+++ DATASET EXTRACT

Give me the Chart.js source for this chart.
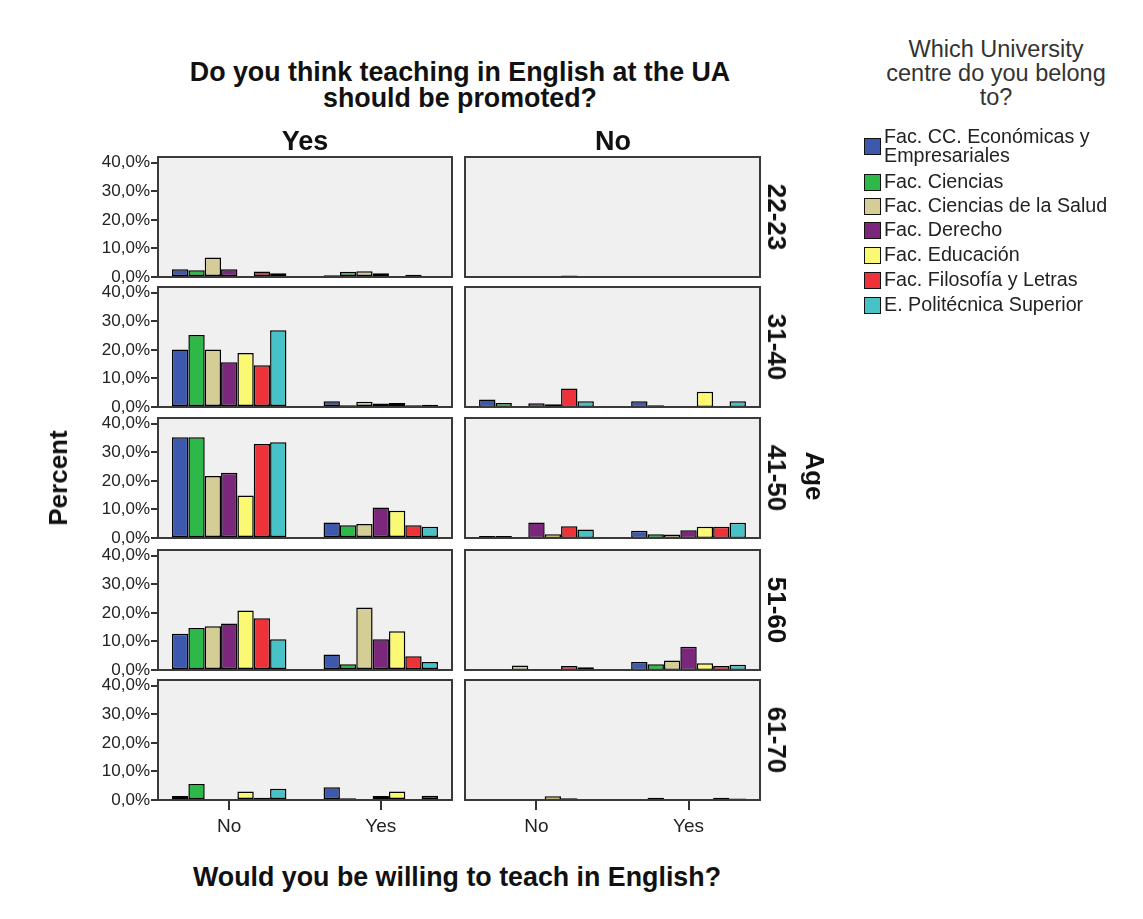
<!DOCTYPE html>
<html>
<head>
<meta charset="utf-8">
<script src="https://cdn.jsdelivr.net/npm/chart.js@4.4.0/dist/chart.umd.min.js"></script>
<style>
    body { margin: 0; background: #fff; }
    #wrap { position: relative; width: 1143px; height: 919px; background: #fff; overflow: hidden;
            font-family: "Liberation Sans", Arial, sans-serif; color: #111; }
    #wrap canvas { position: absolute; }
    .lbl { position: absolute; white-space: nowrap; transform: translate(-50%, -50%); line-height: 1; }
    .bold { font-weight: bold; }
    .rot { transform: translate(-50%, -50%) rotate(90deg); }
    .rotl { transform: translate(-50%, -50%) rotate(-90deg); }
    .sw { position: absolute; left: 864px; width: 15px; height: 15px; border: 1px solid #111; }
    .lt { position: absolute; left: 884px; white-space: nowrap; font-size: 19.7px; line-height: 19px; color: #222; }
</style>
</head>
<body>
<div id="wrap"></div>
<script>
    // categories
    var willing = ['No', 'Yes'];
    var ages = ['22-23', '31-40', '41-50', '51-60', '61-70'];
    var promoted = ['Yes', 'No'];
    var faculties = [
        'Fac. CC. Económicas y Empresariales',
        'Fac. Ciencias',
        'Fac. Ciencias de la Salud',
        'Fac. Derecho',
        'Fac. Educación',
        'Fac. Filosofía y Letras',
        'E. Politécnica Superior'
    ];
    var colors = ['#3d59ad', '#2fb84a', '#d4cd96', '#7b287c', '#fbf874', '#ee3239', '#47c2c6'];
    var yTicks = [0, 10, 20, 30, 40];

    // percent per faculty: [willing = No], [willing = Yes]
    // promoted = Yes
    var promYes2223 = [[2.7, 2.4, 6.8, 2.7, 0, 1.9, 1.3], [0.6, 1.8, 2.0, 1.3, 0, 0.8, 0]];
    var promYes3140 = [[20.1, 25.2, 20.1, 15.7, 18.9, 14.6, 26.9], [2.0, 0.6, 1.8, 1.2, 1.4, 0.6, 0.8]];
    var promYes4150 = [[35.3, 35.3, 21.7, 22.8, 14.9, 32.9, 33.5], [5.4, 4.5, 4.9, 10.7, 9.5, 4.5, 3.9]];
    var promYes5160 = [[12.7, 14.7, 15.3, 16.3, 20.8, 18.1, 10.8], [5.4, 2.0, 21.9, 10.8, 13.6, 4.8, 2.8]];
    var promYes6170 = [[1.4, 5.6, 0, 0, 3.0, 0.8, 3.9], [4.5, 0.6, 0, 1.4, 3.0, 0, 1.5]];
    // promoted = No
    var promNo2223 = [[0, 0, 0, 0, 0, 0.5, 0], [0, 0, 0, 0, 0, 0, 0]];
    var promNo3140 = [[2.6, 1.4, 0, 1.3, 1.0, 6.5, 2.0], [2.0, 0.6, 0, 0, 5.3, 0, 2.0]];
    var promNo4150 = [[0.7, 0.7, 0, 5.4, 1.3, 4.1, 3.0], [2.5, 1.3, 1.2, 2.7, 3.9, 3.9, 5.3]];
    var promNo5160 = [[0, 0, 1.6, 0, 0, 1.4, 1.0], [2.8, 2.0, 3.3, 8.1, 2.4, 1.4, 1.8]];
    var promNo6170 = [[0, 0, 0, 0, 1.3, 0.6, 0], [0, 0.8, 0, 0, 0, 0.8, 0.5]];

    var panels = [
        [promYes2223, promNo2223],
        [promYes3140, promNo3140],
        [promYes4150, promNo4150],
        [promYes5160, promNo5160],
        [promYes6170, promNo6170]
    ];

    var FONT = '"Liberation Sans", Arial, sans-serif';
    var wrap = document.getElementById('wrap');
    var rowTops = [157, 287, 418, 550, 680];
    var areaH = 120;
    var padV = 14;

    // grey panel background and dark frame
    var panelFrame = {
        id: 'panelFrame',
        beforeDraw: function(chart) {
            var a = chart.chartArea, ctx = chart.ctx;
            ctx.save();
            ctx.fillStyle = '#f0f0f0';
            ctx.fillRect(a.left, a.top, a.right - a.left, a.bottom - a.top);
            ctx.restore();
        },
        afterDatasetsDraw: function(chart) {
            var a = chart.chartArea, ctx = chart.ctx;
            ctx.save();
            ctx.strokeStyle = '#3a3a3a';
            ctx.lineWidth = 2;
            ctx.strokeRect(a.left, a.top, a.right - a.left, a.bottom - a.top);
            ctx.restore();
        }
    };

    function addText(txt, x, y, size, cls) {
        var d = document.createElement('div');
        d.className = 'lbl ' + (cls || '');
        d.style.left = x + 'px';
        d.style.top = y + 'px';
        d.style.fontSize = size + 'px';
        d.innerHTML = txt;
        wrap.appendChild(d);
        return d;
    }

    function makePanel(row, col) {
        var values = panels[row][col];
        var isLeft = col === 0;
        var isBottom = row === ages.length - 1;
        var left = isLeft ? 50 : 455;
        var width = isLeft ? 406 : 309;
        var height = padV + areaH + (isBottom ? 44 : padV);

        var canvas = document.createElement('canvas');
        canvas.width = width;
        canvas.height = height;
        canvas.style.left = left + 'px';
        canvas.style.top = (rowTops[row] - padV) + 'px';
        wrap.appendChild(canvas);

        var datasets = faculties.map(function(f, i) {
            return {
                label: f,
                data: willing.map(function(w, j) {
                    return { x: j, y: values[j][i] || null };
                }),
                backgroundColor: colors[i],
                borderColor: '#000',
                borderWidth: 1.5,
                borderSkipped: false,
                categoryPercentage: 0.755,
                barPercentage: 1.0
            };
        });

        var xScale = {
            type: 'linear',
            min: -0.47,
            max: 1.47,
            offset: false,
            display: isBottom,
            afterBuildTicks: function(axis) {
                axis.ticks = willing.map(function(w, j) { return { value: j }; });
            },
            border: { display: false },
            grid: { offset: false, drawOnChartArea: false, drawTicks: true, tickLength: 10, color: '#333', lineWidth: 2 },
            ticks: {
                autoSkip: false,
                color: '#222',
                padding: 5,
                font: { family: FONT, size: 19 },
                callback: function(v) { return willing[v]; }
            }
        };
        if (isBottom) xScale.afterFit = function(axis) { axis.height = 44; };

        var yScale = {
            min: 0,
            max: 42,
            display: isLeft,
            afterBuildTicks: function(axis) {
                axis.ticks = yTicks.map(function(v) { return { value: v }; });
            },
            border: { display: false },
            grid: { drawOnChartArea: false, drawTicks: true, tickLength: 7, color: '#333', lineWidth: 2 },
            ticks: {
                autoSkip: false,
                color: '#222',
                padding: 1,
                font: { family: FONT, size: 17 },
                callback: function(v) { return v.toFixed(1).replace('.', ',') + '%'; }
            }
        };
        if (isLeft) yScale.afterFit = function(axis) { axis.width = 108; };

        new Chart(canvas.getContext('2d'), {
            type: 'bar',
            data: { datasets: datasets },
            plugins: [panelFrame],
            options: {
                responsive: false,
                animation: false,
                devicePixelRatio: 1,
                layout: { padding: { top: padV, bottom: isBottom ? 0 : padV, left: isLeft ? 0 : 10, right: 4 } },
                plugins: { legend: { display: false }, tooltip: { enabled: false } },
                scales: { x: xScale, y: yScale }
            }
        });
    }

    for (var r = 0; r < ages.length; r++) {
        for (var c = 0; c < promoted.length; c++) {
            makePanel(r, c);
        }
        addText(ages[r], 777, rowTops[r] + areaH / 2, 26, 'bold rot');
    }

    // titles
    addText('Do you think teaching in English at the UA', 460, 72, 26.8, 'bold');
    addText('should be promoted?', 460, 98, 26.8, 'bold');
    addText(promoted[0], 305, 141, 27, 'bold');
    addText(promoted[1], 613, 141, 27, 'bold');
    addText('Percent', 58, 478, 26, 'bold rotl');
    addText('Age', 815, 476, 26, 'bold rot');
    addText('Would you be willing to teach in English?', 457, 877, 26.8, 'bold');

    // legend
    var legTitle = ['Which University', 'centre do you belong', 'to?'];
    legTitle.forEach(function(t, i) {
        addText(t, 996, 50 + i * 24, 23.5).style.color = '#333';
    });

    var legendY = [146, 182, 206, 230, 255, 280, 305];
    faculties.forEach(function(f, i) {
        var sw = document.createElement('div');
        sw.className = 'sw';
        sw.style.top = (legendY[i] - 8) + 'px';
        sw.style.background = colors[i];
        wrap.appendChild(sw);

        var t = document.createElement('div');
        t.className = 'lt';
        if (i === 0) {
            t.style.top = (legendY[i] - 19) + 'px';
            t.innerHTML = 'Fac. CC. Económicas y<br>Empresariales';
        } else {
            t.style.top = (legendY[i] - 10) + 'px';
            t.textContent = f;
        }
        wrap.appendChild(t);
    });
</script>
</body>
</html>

++++++
+++ DATASET EXTRACT

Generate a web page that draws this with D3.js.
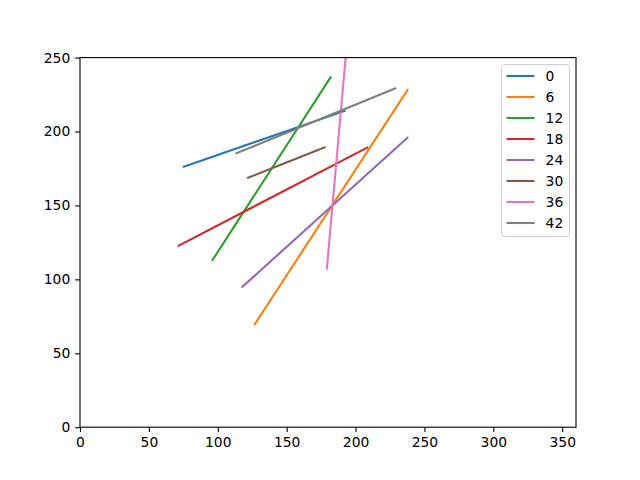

++++++

● **SHORT EXERCISE**
Locate the word "this" in the records above, and return each line that has it.

● **TASK RESPONSE**
Give me the Chart.js source for this chart.
Generate a web page that draws this with D3.js.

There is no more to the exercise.